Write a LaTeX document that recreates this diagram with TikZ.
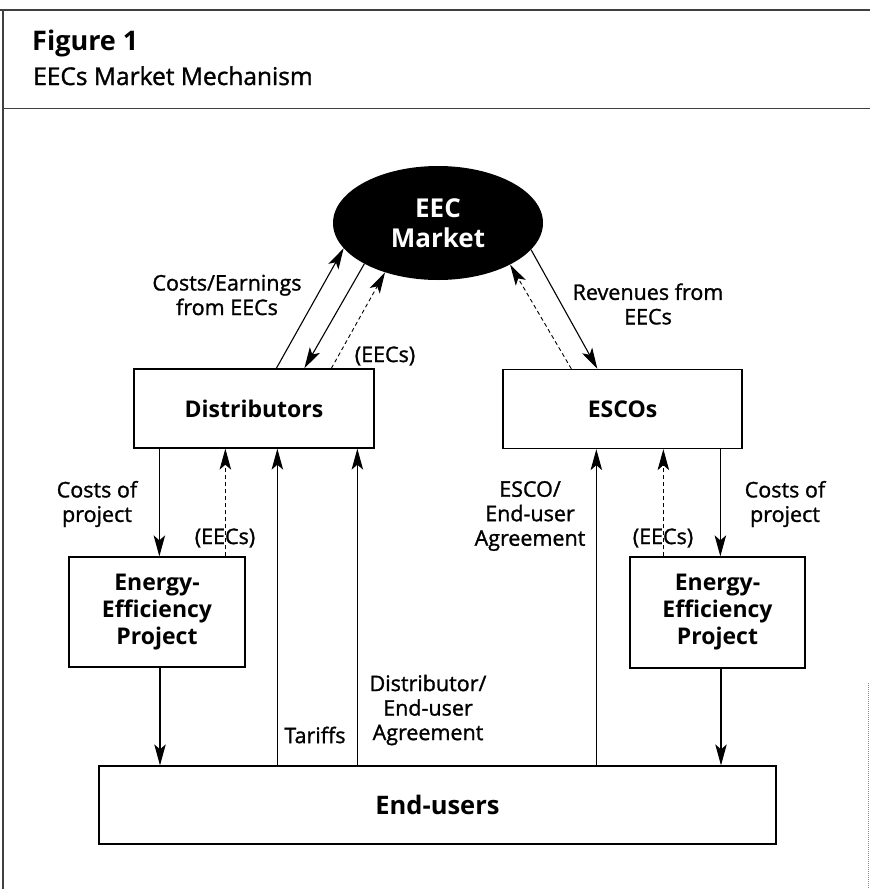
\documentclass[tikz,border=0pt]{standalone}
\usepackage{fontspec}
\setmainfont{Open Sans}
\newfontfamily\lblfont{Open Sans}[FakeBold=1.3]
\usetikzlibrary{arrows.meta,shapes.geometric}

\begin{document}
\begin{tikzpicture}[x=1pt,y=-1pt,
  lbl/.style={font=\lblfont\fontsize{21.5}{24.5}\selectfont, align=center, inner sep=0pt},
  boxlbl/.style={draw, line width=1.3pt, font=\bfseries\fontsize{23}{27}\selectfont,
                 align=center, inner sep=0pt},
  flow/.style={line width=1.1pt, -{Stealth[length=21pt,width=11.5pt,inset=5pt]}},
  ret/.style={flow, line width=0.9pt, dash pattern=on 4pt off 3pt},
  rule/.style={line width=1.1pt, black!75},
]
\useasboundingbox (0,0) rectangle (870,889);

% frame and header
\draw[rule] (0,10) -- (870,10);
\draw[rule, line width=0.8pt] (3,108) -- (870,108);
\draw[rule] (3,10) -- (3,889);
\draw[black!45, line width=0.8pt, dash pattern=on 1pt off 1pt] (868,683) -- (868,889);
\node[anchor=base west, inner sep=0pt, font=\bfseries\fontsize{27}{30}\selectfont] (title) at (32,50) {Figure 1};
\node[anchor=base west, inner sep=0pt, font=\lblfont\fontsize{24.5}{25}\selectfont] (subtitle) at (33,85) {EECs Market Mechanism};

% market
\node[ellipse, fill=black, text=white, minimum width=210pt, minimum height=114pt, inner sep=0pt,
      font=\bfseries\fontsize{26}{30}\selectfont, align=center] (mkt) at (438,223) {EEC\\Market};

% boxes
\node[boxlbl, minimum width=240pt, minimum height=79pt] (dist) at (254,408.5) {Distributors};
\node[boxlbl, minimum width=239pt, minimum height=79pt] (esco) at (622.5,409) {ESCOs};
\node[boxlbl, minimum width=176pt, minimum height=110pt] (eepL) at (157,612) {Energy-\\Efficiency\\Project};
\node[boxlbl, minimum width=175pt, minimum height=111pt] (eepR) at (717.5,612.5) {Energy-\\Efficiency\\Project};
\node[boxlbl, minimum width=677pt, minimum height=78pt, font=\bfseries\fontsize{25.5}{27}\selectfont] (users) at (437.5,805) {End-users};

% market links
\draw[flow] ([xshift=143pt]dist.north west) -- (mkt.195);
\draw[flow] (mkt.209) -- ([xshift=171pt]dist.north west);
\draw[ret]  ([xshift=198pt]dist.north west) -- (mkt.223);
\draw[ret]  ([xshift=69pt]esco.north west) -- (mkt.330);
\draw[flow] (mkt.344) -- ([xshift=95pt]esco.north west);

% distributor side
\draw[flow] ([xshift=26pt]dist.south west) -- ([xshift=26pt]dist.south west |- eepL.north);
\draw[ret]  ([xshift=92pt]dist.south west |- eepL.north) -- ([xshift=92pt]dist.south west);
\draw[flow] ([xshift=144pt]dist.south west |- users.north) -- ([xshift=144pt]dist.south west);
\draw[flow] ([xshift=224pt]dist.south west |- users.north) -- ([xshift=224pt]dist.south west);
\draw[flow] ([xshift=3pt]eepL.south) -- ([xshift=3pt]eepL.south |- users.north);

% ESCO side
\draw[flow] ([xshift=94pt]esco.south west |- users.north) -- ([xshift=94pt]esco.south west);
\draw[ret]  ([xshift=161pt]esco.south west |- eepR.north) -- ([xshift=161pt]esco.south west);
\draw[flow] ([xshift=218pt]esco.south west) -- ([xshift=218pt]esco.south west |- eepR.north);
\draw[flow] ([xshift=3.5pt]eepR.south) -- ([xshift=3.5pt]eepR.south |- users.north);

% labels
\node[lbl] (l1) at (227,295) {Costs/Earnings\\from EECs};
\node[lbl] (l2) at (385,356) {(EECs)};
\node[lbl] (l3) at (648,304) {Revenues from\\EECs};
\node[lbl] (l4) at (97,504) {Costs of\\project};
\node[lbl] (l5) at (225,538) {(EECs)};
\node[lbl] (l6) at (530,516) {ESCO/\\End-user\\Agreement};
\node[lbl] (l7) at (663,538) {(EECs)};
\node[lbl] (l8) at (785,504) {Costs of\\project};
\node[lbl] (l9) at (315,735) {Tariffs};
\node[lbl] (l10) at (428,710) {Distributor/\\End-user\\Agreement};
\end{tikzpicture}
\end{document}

▶ [YOUR INSTRUCTIONS]:
Every line from the start of the listing above through the line with "align=center] (mkt) at" should be repeated exactly; skip the pictures and add nothing else.

▶ [OUTPUT BELOW]:
Write a LaTeX document that recreates this diagram with TikZ.
\documentclass[tikz,border=0pt]{standalone}
\usepackage{fontspec}
\setmainfont{Open Sans}
\newfontfamily\lblfont{Open Sans}[FakeBold=1.3]
\usetikzlibrary{arrows.meta,shapes.geometric}

\begin{document}
\begin{tikzpicture}[x=1pt,y=-1pt,
  lbl/.style={font=\lblfont\fontsize{21.5}{24.5}\selectfont, align=center, inner sep=0pt},
  boxlbl/.style={draw, line width=1.3pt, font=\bfseries\fontsize{23}{27}\selectfont,
                 align=center, inner sep=0pt},
  flow/.style={line width=1.1pt, -{Stealth[length=21pt,width=11.5pt,inset=5pt]}},
  ret/.style={flow, line width=0.9pt, dash pattern=on 4pt off 3pt},
  rule/.style={line width=1.1pt, black!75},
]
\useasboundingbox (0,0) rectangle (870,889);

% frame and header
\draw[rule] (0,10) -- (870,10);
\draw[rule, line width=0.8pt] (3,108) -- (870,108);
\draw[rule] (3,10) -- (3,889);
\draw[black!45, line width=0.8pt, dash pattern=on 1pt off 1pt] (868,683) -- (868,889);
\node[anchor=base west, inner sep=0pt, font=\bfseries\fontsize{27}{30}\selectfont] (title) at (32,50) {Figure 1};
\node[anchor=base west, inner sep=0pt, font=\lblfont\fontsize{24.5}{25}\selectfont] (subtitle) at (33,85) {EECs Market Mechanism};

% market
\node[ellipse, fill=black, text=white, minimum width=210pt, minimum height=114pt, inner sep=0pt,
      font=\bfseries\fontsize{26}{30}\selectfont, align=center] (mkt) at (438,223) {EEC\\Market};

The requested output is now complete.